I wrote a series of articles last year about what you need to do (and what you can do) for link building these days. Google has taken actions in the past few years to actually stop people from doing certain link building actions. So it is important to know which actions are still working. Here’s what you can and should do:

  1. Writing a press release about your business, and posting it to multiple free online PR sites, and at least one paid online PR site. The release should have links to your website within it. These online PR sites usually rank well themselves, so a link there counts for something. The paid online PR sites will usually get your release into multiple sites for newspapers and magazines. I have seen no evidence that these links are negative in any way, or that they don’t work anymore.
  2. Creating online business listings. You can create listings for your business on multiple business listing web sites, such as Google My Business, Yahoo Local, Bing Local, Merchant Circle, Manta, Insider pages, Hotfrog, etc.
  3. Links to your site on social media sites like Facebook and Twitter now count as links to your site.
  4. Contacting the owners of blogs and asking to write a guest post for their blog, with a link back to your site, is good. Then you have to write unique content for that blog only. And obviously it has to be a topic you are actually an expert in. The challenge here is that there is a saturation aspect to this activity as well, as a lot of people are trying to do this, and so blog owners are getting a lot of these requests.
  5. Post your articles, releases or other content to your blog or blogs.

Commitment

I saw a billboard the other day for the Marines that said “We don’t take applications, only commitments.”

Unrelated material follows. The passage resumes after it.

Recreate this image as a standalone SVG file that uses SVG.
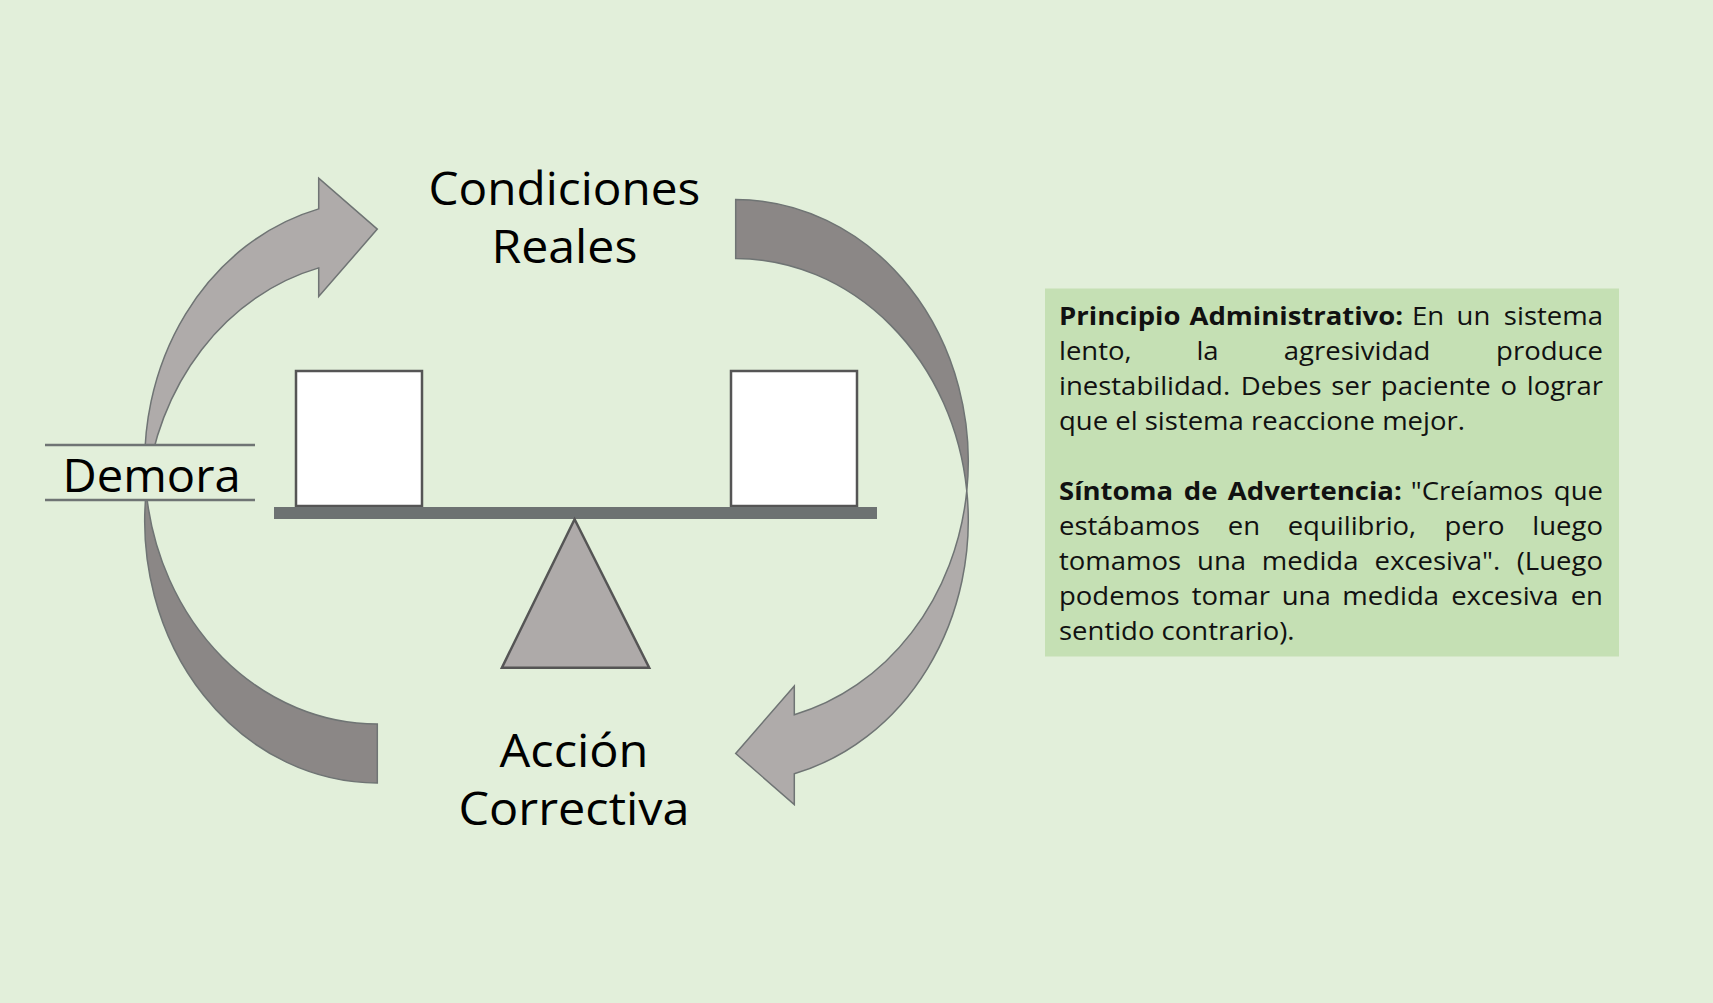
<svg xmlns="http://www.w3.org/2000/svg" width="1713" height="1003" viewBox="0 0 1713 1003">
<style>
.lbl{font-family:"Open Sans","Liberation Sans",sans-serif;font-size:45px;fill:#000;text-anchor:middle}
.body{font-family:"Open Sans","Liberation Sans",sans-serif;font-size:25px;fill:#111}
.b{font-weight:bold}
.e{text-anchor:end}
.dark{fill:#8b8786;stroke:#6f7474;stroke-width:1.5}
.light{fill:#afabaa;stroke:#6f7474;stroke-width:1.5}
.box{fill:#fff;stroke:#555;stroke-width:2.5}
</style>
<defs>
<g id="curvedArrow">
<path class="dark" d="M735.7,199.6 A232.6,261.8 0 0 1 966.8,490.9 A232.6,261.8 0 0 0 735.7,258.6 Z"/>
<path class="light" d="M966.8,490.9 A232.6,261.8 0 0 1 794.3,773.7 L794.3,804.5 L735.7,753.5 L794.3,686 L794.3,714.7 A232.6,261.8 0 0 0 966.8,490.9 Z"/>
</g>
</defs>
<rect x="0" y="0" width="1713" height="1003" fill="#e2efda"/>
<g id="connectors">
<use href="#curvedArrow"/>
<use href="#curvedArrow" transform="rotate(180 556.5 491.3)"/>
</g>
<g id="demora">
<rect x="45" y="445" width="210" height="55" fill="#e2efda"/>
<line x1="45" y1="445" x2="255" y2="445" stroke="#6f7474" stroke-width="2.5"/>
<line x1="45" y1="500" x2="255" y2="500" stroke="#6f7474" stroke-width="2.5"/>
<text class="lbl" x="151.6" y="491.7" textLength="178" lengthAdjust="spacingAndGlyphs">Demora</text>
</g>
<g id="condiciones">
<text class="lbl" x="564.4" y="205" textLength="271.7" lengthAdjust="spacingAndGlyphs">Condiciones</text>
<text class="lbl" x="564.4" y="263.3" textLength="146" lengthAdjust="spacingAndGlyphs">Reales</text>
</g>
<g id="accion">
<text class="lbl" x="574" y="766.7" textLength="149" lengthAdjust="spacingAndGlyphs">Acción</text>
<text class="lbl" x="574" y="825" textLength="231" lengthAdjust="spacingAndGlyphs">Correctiva</text>
</g>
<g id="balanza">
<rect class="box" x="296" y="371" width="126" height="135"/>
<rect class="box" x="731" y="371" width="126" height="135"/>
<rect x="274" y="507" width="603" height="12" fill="#6d7272"/>
<polygon points="574.6,519.3 501.9,667.7 649.2,667.7" fill="#aeaaa9" stroke="#555" stroke-width="2.5"/>
</g>
<g id="nota">
<rect x="1045" y="288.5" width="574" height="368" fill="#c5e0b4"/>
<g transform="translate(1059 0) scale(1.1 1)">
<text class="body" y="325"><tspan class="b" x="0">Principio</tspan><tspan class="b" x="118.6">Administrativo:</tspan><tspan x="320.9">En</tspan><tspan x="361.4">un</tspan><tspan class="e" x="494.5">sistema</tspan></text>
<text class="body" y="360"><tspan x="0">lento,</tspan><tspan x="124.9">la</tspan><tspan x="204.4">agresividad</tspan><tspan class="e" x="494.5">produce</tspan></text>
<text class="body" y="395"><tspan x="0">inestabilidad.</tspan><tspan x="165.3">Debes</tspan><tspan x="247.6">ser</tspan><tspan x="292.6">paciente</tspan><tspan x="401.3">o</tspan><tspan class="e" x="494.5">lograr</tspan></text>
<text class="body" x="0" y="430">que el sistema reaccione mejor.</text>
<text class="body" y="500"><tspan class="b" x="0">Síntoma</tspan><tspan class="b" x="113.5">de</tspan><tspan class="b" x="153.5">Advertencia:</tspan><tspan x="319.8">"Creíamos</tspan><tspan class="e" x="494.5">que</tspan></text>
<text class="body" y="535"><tspan x="0">estábamos</tspan><tspan x="153.4">en</tspan><tspan x="207.9">equilibrio,</tspan><tspan x="350.4">pero</tspan><tspan class="e" x="494.5">luego</tspan></text>
<text class="body" y="570"><tspan x="0">tomamos</tspan><tspan x="125.5">una</tspan><tspan x="184.3">medida</tspan><tspan x="286.8">excesiva".</tspan><tspan class="e" x="494.5">(Luego</tspan></text>
<text class="body" y="605"><tspan x="0">podemos</tspan><tspan x="120.6">tomar</tspan><tspan x="202.5">una</tspan><tspan x="257.6">medida</tspan><tspan x="356.5">excesiva</tspan><tspan class="e" x="494.5">en</tspan></text>
<text class="body" x="0" y="640">sentido contrario).</text>
</g>
</g>
</svg>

The concept of commitment is relevant to link building. It is not something you do for one month or three. It is something best done for a minimum of 6-12 months. I have clients where I have been doing link building for them each month for 6-7 years. And those are the clients that get the best benefit from SEO, because they know it’s something that they have to do continually. I have doubled, tripled or quadrupled website traffic for clients that have worked with us over a period of time.

So you don’t have to join the Marines. But you do have to do on-page SEO and then commit to an ongoing program of link building. And that’s when the traffic starts coming.